**Work to do:**
In the records below, begin at the line containing "Write a web" and end at the line containing "january, february, march];"; quote every line in that span exactly, including both boundary lines, and no others.

**Entries provided:**

_ _ _

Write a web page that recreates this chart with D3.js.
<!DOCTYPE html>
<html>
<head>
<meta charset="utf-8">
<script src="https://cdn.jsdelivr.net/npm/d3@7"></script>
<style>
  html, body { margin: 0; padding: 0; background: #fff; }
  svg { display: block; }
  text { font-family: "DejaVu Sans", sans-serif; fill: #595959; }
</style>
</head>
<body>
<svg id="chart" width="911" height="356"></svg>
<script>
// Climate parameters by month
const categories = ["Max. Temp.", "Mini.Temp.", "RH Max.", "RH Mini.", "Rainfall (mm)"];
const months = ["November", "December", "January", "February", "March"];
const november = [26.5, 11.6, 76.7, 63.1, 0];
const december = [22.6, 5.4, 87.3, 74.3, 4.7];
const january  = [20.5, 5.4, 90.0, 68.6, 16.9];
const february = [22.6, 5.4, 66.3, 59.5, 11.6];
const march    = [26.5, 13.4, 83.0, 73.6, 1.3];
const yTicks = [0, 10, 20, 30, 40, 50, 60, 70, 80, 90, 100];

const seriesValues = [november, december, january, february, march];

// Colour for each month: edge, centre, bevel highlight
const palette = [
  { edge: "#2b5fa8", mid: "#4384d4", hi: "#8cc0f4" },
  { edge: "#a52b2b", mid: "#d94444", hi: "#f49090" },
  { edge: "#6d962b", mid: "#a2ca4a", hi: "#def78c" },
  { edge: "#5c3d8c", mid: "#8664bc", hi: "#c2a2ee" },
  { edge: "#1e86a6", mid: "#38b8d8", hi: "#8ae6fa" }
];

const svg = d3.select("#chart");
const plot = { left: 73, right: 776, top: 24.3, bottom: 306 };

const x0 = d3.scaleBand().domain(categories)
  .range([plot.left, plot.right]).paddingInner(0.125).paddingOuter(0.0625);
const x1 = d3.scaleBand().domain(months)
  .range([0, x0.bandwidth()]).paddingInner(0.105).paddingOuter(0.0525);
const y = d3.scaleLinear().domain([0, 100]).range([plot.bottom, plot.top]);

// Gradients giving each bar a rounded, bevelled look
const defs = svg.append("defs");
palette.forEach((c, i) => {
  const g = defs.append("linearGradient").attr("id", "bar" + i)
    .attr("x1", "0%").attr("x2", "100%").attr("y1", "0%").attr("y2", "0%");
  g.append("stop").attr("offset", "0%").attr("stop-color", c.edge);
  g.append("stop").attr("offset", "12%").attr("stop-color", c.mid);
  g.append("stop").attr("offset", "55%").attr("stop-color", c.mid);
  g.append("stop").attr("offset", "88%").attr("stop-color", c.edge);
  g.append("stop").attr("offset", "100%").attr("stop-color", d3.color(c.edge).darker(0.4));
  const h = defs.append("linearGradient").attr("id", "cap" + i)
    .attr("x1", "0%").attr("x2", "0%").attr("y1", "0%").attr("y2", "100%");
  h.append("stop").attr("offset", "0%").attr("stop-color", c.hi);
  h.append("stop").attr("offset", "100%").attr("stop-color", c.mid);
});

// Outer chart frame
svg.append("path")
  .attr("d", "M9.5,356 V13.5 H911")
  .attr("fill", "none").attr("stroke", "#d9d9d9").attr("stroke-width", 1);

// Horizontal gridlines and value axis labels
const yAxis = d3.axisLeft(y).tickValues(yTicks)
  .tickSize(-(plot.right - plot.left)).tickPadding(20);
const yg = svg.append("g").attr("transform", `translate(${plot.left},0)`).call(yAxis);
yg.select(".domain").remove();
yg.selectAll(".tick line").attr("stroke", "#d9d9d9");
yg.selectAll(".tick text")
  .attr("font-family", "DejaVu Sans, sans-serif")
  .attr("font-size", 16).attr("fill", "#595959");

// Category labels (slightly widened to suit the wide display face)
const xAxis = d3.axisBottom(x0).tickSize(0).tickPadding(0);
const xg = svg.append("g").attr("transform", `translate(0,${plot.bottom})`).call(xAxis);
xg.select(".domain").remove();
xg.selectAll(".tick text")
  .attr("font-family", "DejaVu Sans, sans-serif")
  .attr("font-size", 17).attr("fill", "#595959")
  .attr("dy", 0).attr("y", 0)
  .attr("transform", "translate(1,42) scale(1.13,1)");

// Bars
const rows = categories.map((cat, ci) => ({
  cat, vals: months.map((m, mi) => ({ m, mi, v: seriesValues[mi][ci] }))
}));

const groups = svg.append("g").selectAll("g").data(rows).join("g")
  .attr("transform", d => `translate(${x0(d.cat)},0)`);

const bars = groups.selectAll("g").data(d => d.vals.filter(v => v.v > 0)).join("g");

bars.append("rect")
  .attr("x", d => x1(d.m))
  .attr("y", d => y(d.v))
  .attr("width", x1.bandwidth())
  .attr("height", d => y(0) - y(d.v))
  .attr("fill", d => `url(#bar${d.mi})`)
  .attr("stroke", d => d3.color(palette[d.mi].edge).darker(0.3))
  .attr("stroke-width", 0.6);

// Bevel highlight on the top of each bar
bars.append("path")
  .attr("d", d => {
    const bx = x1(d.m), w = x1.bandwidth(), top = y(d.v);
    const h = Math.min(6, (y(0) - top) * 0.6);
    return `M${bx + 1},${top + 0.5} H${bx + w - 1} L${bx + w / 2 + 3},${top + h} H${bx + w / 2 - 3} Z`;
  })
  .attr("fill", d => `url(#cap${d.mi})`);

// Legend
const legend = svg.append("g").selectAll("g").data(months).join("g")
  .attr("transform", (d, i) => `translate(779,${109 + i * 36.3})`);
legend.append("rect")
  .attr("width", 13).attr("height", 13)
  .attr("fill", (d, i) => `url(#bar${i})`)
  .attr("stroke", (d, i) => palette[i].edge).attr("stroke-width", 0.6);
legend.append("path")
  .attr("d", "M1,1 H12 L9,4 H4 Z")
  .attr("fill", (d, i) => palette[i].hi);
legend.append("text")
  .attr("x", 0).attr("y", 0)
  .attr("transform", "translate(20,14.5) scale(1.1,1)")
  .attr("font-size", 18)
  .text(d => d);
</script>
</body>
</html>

_ _ _

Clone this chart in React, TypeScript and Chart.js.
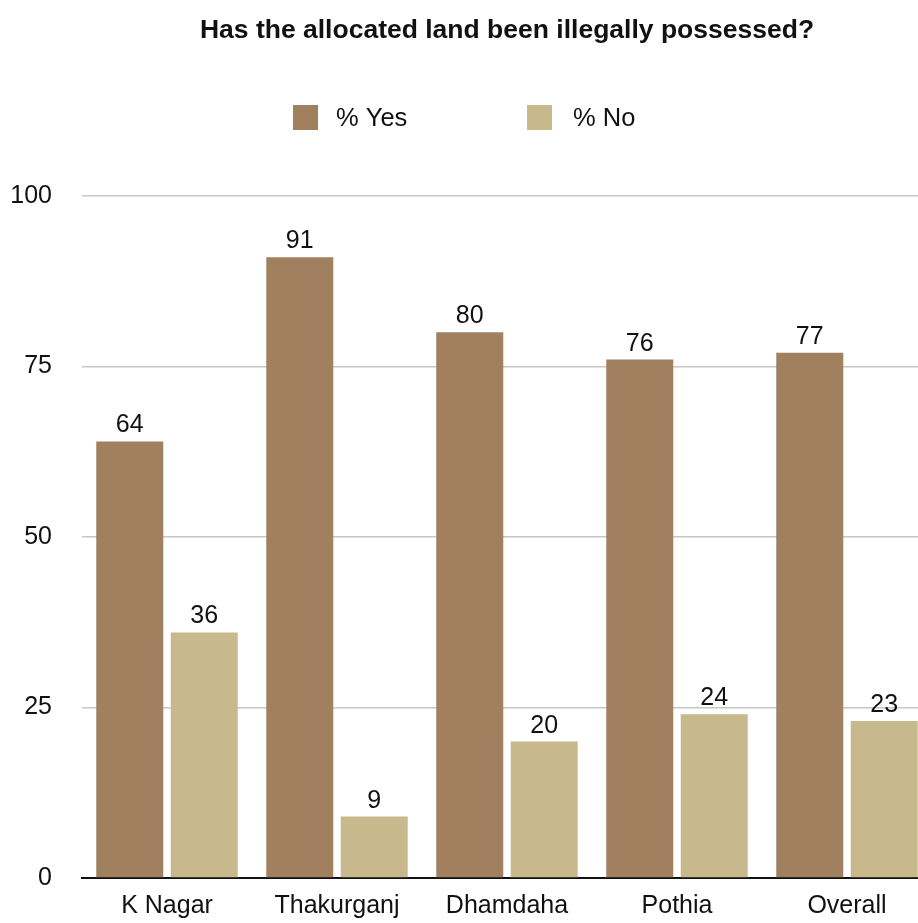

_ _ _

**Solution to the problem:**
Write a web page that recreates this chart with D3.js.
<!DOCTYPE html>
<html>
<head>
<meta charset="utf-8">
<script src="https://cdn.jsdelivr.net/npm/d3@7"></script>
<style>
  html, body { margin: 0; padding: 0; background: #fff; }
  svg { display: block; }
  text { font-family: "DejaVu Sans", sans-serif; fill: #595959; }
</style>
</head>
<body>
<svg id="chart" width="911" height="356"></svg>
<script>
// Climate parameters by month
const categories = ["Max. Temp.", "Mini.Temp.", "RH Max.", "RH Mini.", "Rainfall (mm)"];
const months = ["November", "December", "January", "February", "March"];
const november = [26.5, 11.6, 76.7, 63.1, 0];
const december = [22.6, 5.4, 87.3, 74.3, 4.7];
const january  = [20.5, 5.4, 90.0, 68.6, 16.9];
const february = [22.6, 5.4, 66.3, 59.5, 11.6];
const march    = [26.5, 13.4, 83.0, 73.6, 1.3];
const yTicks = [0, 10, 20, 30, 40, 50, 60, 70, 80, 90, 100];

const seriesValues = [november, december, january, february, march];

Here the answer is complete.